The input parameters would be pointers to the Device and compiled Vertex and Pixel Shaders. That would mean that for the time being, we will only be able to have one Pipeline State, but we would have possibilities to use different shaders. We will have to address this problem in the future, because we would very much like to be able to have possibility to have many Pipeline States, but we will cross that bridge when we get there.

The DX12PipelineState class will wraps some functionality around two raw COM pointers: ID3D12PipelineState and ID3D12RootSignature. The Root Signature is a big topic, so it will have to be covered in more detailed in the future. In this chapter we will only introduce the concept.

Constructor

The constructor, as usual, is pretty simple and self explanatory.

DX12PipelineState::DX12PipelineState(DX12Device* device,
  DX12Shader* vertexShader, DX12Shader* pixelShader)
{
  CreateRootSignature(device);
  CreatePipelineState(device,
    vertexShader->GetBytecode(), pixelShader->GetBytecode());
}

We simply have to create a Root Signature first, and then we have to create the actual Pipeline State.

Root Signature Creation

Now let’s make something clear – Root Signatures are very important subject when learning DirectX 12. A Root Signature – even empty – is required to create Pipeline State. So for now, we will just provide a general definition of Root Signature and we will create an empty one, and we will return to this subject later.

Up to this point we are aware that DirectX 12 resources exist. Resources are not only textures (which we were given to us during the Swap Chain creation), but – which we will learn very soon – also the general data used in the shaders. We also know that resources can have different ways to interpret them (a.k.a. the “views”). Finally, we are aware that Descriptors store the information about the vies, and Descriptors are stored at the Descriptor Heaps.
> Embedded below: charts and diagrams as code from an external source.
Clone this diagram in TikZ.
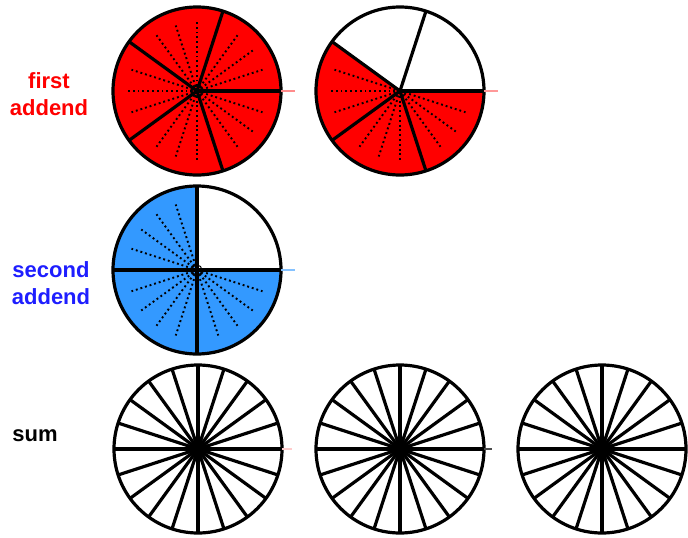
\documentclass[tikz,border=0pt]{standalone}
\usepackage{fontspec}
\setmainfont{Liberation Sans}
\usepackage{tikz}
\usetikzlibrary{positioning}
\definecolor{colFirst}{RGB}{255,0,0}
\definecolor{colSecond}{RGB}{51,153,255}
\definecolor{colSecondText}{RGB}{30,30,255}
\tikzset{
	rim/.style={draw, line width=3.2pt},
	spoke/.style={line width=3.2pt},
	dotspoke/.style={line width=1.9pt, dash pattern=on 1.9pt off 2.9pt},
	tick/.style={line width=1.4pt},
	addlabel/.style={font=\fontsize{22}{27}\selectfont\bfseries, align=center},
}

\begin{document}
\begin{tikzpicture}[x=1pt, y=1pt]
	\useasboundingbox (0,0) rectangle (688,-538);
	\def\R{84}

	% centres of the wheels
	\coordinate (fa1) at (197,-91);
	\coordinate (fa2) at (400,-91);
	\coordinate (sa) at (197,-270);
	\coordinate (sum1) at (198,-449);
	\coordinate (sum2) at (400,-449);
	\coordinate (sum3) at (602,-449);

	% labels
	\node[addlabel, text=colFirst] (lblFirst) at (49,-94) {first\\addend};
	\node[addlabel, text=colSecondText] (lblSecond) at (51,-283) {second\\addend};
	\node[addlabel] (lblSum) at (35,-436) {sum};

	% first addend, whole wheel (5/5)
	\fill[colFirst] (fa1) circle[radius=\R];
	\foreach \a in {18,36,54,90,108,126,162,180,198,234,252,270,306,324,342}
		\draw[dotspoke] (fa1) -- ++(\a:0.82*\R);
	\foreach \a in {0,72,...,288}
		\draw[spoke] (fa1) -- ++(\a:\R);
	\draw[rim] (fa1) circle[radius=\R];
	\draw[line width=1pt] (fa1) circle[radius=5];
	\draw[tick, colFirst!45] (fa1) ++(\R,0) -- ++(14,0);

	% first addend, 3/5
	\fill[colFirst] (fa2) -- ++(144:\R) arc[start angle=144, end angle=360, radius=\R] -- cycle;
	\foreach \a in {162,180,198,234,252,270,306,324,342}
		\draw[dotspoke] (fa2) -- ++(\a:0.82*\R);
	\foreach \a in {0,72,...,288}
		\draw[spoke] (fa2) -- ++(\a:\R);
	\draw[rim] (fa2) circle[radius=\R];
	\draw[tick, colFirst!40] (fa2) ++(\R,0) -- ++(14,0);

	% second addend, 3/4
	\fill[colSecond] (sa) -- ++(90:\R) arc[start angle=90, end angle=360, radius=\R] -- cycle;
	\foreach \a in {108,126,144,162,198,216,234,252,288,306,324,342}
		\draw[dotspoke] (sa) -- ++(\a:0.82*\R);
	\foreach \a in {0,90,...,270}
		\draw[spoke] (sa) -- ++(\a:\R);
	\draw[rim] (sa) circle[radius=\R];
	\draw[line width=1pt] (sa) circle[radius=5];
	\draw[tick, colSecond!60] (sa) ++(\R,0) -- ++(14,0);

	% sum, three empty wheels in twentieths
	\foreach \c in {sum1,sum2,sum3} {
		\foreach \a in {0,18,...,342}
			\draw[spoke] (\c) -- ++(\a:\R);
		\fill (\c) circle[radius=8];
		\draw[rim] (\c) circle[radius=\R];
	}
	\draw[tick, colFirst!20] (sum1) ++(\R,0) -- ++(10,0);
	\draw[tick, black!70] (sum2) ++(\R,0) -- ++(8,0);
\end{tikzpicture}
\end{document}
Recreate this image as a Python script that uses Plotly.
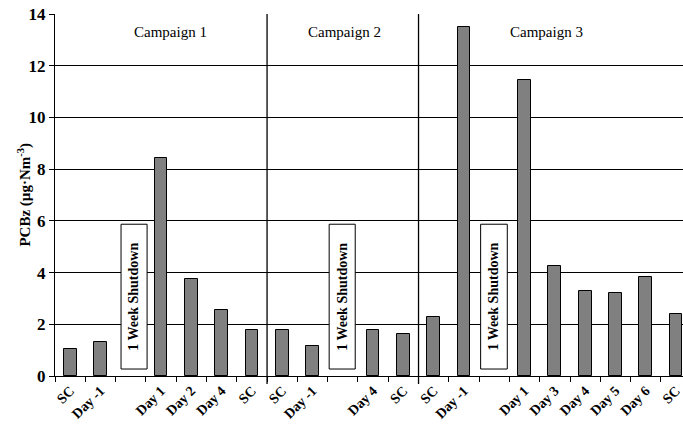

The Root Signature is actually a link between all the available resources and resources that particular shaders use. In other words, Root Signatures allow us to use only subset of all available resources, that the shaders actually use. Root Signatures also determines the types of data the shaders should expect, but does not define the actual memory occupied by that data. In that way, it is similar to the function signature in C++, but for the entire GPU pipeline.

void DX12PipelineState::CreateRootSignature(
  DX12Device* device)
{
  CD3DX12_ROOT_SIGNATURE_DESC rootSignatureDesc;
  rootSignatureDesc.Init(0, nullptr, 0, nullptr,
    D3D12_ROOT_SIGNATURE_FLAG_ALLOW_INPUT_ASSEMBLER_INPUT_LAYOUT);

  ID3DBlob* signature;
  ID3DBlob* error;
  ExitIfFailed(D3D12SerializeRootSignature(&rootSignatureDesc,
    D3D_ROOT_SIGNATURE_VERSION_1, &signature, &error));
  ExitIfFailed(device->GetDevice()->CreateRootSignature(0,
    signature->GetBufferPointer(), signature->GetBufferSize(),
    IID_PPV_ARGS(&rootSignature)));
}

This function creates an empty Root Signature, since our shaders are not using any external data. To create that, we are using the CD3DX12_ROOT_SIGNATURE_DESC structure, and the very useful Init() function that comes with it. With the input parameters, we simply state that there are no data in the Root Signature. Let’s leave this like that for a moment. Let’s also leave the serialization of the Root Signature until we will cover this in details.

Pipeline State Creation

The last phase is the actual Pipeline State creation.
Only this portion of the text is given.